So, did I miscalculate 2 years ago about how big ‘Big Data‘ was? From my previous post we saw, Big Data is BIG. And it is going to get bigger with our reliance and dependence on the Cloud. It is getting complex and very hard to analyze this information.
Why? Because we’re attempting to make sense of petabytes of data, which may or may not have absolutely any significance to what we want. Tools of until a few years ago are incapable of handling this.
But is this needed? The answer would be contextual. Large players in the Healthcare or Finance domain may have immediate far-reaching consequences. A smaller company might really want to ask itself – “What is the implication of my financial investment into Big Data?“. Yes it is a trend, but if the return on your investment to initial investment (CAPEX) and operating expenses (OPEX) is something you don’t know, then think again. There is a shortage of skill-set on those who can actually understand how to make sense of this Big Data. Hiring and keeping them won’t come cheap – even if the IT does.
Next question, once I get this information how am I going to use it? Is someone else also going to need this kind of data? How competitive can I be when I get some information? I may face some backlash from people saying, “If I knew what to expect, would I tread in this unknown path. It’s because I don’t know I am doing this. Maybe I will get something”.

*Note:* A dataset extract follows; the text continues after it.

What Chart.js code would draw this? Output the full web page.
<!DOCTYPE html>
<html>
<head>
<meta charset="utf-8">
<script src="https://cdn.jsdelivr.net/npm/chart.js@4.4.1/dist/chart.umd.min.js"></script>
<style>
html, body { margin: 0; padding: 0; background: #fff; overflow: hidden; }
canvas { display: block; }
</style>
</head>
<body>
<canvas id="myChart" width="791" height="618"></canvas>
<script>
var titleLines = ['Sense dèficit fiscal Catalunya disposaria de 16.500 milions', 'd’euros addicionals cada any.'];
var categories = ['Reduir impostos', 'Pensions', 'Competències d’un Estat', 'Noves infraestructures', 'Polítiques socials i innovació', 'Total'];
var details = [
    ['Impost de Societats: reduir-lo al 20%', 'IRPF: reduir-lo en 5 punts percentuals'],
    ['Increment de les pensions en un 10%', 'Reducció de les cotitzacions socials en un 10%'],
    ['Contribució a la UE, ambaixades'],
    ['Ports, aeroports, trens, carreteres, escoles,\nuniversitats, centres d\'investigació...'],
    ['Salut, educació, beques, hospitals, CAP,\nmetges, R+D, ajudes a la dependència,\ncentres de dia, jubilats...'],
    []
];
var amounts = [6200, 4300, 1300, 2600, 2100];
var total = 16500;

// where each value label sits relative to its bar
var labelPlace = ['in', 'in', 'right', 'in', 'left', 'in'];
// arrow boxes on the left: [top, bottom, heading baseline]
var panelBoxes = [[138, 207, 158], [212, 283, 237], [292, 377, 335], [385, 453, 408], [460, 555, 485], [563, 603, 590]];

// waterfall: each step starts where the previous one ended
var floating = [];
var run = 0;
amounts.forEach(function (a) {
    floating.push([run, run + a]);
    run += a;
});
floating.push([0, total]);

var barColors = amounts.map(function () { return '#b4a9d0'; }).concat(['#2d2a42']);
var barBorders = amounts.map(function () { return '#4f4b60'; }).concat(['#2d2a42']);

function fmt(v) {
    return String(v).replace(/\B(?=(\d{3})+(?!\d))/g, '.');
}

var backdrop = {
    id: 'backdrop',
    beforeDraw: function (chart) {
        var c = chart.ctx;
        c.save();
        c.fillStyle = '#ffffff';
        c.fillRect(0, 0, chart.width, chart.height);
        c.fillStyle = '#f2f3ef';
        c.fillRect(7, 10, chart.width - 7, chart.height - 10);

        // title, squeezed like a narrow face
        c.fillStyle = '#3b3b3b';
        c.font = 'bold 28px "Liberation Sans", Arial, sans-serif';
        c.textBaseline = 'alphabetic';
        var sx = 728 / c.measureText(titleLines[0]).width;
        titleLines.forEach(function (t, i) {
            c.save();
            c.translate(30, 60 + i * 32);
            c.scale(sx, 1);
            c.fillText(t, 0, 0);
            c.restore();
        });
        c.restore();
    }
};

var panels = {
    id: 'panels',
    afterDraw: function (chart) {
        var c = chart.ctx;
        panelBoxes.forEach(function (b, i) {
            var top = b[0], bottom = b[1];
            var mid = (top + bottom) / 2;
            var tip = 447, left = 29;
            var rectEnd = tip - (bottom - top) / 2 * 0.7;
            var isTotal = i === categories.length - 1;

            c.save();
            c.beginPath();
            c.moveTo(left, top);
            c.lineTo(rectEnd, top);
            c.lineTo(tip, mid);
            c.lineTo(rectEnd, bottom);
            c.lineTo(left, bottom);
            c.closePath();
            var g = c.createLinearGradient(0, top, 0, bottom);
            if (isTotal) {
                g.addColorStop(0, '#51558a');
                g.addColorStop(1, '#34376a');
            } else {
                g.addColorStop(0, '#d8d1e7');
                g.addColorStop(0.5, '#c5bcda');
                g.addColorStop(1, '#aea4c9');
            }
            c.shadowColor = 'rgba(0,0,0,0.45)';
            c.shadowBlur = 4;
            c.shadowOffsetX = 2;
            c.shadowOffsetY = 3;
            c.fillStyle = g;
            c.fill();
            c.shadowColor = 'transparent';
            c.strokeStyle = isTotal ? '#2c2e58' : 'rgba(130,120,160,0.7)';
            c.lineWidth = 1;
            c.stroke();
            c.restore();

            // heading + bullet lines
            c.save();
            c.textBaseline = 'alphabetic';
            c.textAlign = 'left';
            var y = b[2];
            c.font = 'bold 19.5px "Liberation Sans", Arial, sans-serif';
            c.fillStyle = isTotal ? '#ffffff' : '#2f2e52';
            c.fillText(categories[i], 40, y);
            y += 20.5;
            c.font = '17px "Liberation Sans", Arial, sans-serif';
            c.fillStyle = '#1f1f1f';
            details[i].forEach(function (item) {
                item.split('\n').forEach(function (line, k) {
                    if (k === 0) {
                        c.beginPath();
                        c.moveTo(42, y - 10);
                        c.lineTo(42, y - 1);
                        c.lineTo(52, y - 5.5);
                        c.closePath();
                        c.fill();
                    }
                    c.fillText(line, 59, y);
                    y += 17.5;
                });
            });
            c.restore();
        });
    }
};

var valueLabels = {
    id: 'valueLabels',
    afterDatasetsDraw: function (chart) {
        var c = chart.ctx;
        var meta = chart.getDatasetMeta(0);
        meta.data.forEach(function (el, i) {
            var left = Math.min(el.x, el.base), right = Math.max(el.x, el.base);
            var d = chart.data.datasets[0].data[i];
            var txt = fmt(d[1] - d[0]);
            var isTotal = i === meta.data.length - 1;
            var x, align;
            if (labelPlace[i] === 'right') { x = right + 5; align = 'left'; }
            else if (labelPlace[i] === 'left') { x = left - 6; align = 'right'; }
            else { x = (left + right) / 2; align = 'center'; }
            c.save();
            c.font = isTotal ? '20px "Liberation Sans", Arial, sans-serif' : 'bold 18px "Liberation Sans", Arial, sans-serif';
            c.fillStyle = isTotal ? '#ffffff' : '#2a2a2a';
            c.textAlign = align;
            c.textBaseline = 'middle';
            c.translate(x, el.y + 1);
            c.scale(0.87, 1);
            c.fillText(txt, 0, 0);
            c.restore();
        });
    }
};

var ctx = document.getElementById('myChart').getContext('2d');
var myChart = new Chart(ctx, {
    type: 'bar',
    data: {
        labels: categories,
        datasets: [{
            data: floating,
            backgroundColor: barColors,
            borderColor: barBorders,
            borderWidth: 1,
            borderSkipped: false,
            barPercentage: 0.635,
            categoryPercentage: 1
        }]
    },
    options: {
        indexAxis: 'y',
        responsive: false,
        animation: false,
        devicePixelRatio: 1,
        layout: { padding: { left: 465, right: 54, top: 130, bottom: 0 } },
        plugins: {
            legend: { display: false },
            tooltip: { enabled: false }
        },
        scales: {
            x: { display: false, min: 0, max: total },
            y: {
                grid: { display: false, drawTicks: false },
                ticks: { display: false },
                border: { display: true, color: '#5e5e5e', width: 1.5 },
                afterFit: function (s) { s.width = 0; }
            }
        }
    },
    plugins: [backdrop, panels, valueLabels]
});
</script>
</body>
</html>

We don’t know the answers, we probably don’t know the questions and we don’t know if we have data to either of them! That’s what makes Big Data so interesting.
In short – It is time-consuming, expensive to set up and manage, you need to find the right people with the skill-set, procure the necessary hardware. So how do we mange that? One possibility – system integrators. Companies such as Capgemini and Accenture for instance, have ramped up investments and capabilities in this area by Developing solutions, making strategic partnerships with the important names in the Big Data space.

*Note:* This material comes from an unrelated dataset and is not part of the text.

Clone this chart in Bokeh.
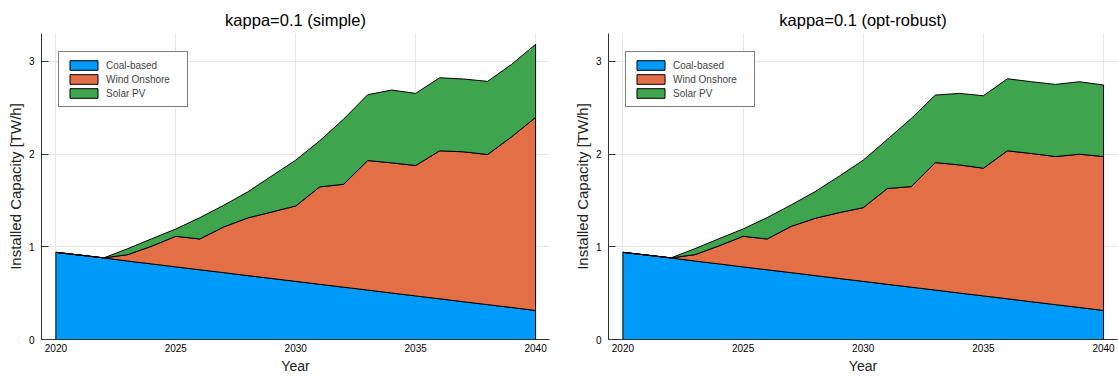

Now, let’s look at the ‘Hadoop’ phenomenon. Hadoop, the open-source, Java-based programing framework based on MapReduce by Apache Software, is open-source and the big threat to Oracle and IBM (claim to fame – relational database)!
So how are these companies positioning themselves? I see them doing two things –
1) Milking the cash cow – Hadoop is not the answer for everything and nor is it going to replace RDB’s completely anytime soon. This is understood and accepted by a large majority of people, so the high margin license fees will continue.

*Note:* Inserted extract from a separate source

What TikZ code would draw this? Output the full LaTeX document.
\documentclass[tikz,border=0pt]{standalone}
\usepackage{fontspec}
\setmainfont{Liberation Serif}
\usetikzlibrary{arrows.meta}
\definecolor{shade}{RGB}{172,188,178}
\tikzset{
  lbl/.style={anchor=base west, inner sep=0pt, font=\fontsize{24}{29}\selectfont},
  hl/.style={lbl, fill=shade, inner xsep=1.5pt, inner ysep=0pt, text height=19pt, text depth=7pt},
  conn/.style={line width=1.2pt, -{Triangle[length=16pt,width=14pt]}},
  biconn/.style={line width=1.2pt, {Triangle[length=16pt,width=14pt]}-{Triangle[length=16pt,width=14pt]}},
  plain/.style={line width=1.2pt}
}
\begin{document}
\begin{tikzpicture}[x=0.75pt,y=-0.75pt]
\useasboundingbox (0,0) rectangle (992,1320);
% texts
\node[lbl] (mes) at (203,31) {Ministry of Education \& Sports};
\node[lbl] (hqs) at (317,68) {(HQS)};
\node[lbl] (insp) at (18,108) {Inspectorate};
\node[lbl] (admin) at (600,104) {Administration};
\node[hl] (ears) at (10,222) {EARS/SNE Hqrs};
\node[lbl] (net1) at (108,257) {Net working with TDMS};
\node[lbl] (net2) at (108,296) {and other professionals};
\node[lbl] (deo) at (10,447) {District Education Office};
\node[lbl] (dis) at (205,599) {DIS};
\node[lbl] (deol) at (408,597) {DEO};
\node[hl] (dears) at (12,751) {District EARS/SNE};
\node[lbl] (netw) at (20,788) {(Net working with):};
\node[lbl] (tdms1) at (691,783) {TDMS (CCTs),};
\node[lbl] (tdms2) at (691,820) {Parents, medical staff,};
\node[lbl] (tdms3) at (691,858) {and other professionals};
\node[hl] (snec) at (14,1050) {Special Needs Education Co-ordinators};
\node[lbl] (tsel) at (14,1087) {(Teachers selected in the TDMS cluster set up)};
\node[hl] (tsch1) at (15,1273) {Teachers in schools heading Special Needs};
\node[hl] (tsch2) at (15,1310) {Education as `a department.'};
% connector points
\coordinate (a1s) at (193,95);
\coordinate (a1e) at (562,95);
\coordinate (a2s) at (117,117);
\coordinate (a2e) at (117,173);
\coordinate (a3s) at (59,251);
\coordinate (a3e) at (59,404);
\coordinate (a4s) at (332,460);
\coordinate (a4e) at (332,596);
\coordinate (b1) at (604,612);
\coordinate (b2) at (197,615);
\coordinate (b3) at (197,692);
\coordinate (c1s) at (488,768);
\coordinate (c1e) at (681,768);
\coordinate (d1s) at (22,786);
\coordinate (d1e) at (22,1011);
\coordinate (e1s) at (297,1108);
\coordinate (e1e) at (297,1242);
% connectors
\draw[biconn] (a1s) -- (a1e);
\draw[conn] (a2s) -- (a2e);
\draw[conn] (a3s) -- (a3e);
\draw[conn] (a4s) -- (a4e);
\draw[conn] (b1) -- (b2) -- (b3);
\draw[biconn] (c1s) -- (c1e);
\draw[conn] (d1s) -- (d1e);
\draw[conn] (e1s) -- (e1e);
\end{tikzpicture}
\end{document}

2) Going ‘proprietary’ on the stack – However, to counter a loss in market share, new hardware systems are being developed to support Hadoop. And a very smart game is being played here. Hadoop is being pushed as the basic underlying principle / infrastructure / framework. But any data which requires analysis, needs a BI logic (if I may call it that), a BI tool. And these solutions are being developed and customized to fit the framework of Hadoop (and logic of MapReduce). This is where, I think, the war on Big Data will be fought.
FYI – Oracle ‘owns’ Java, Google ‘owns’ MapReduce. Perhaps the SUN acquisition may actually prove decisive as hardware starts making itself relevant again?
I think we can look at the Big Data life cycle in 3 phases – Production/Gathering, Management, and, Exploitation. Take for instance Facebook, Google and Amazon. Three different types of companies with technical knowledge and tools all developed in-house. They are the producers/gatherers of big data, managers of big data as well as exploiters of big data! I think very few companies in the world today can claim such a position and least of all envy them.
Until the next post, before we dive deeper into the world of Big Data, let’s answer two questions – As a company, where would you find yourself in these categories? What is the compelling need for the Big Data investment?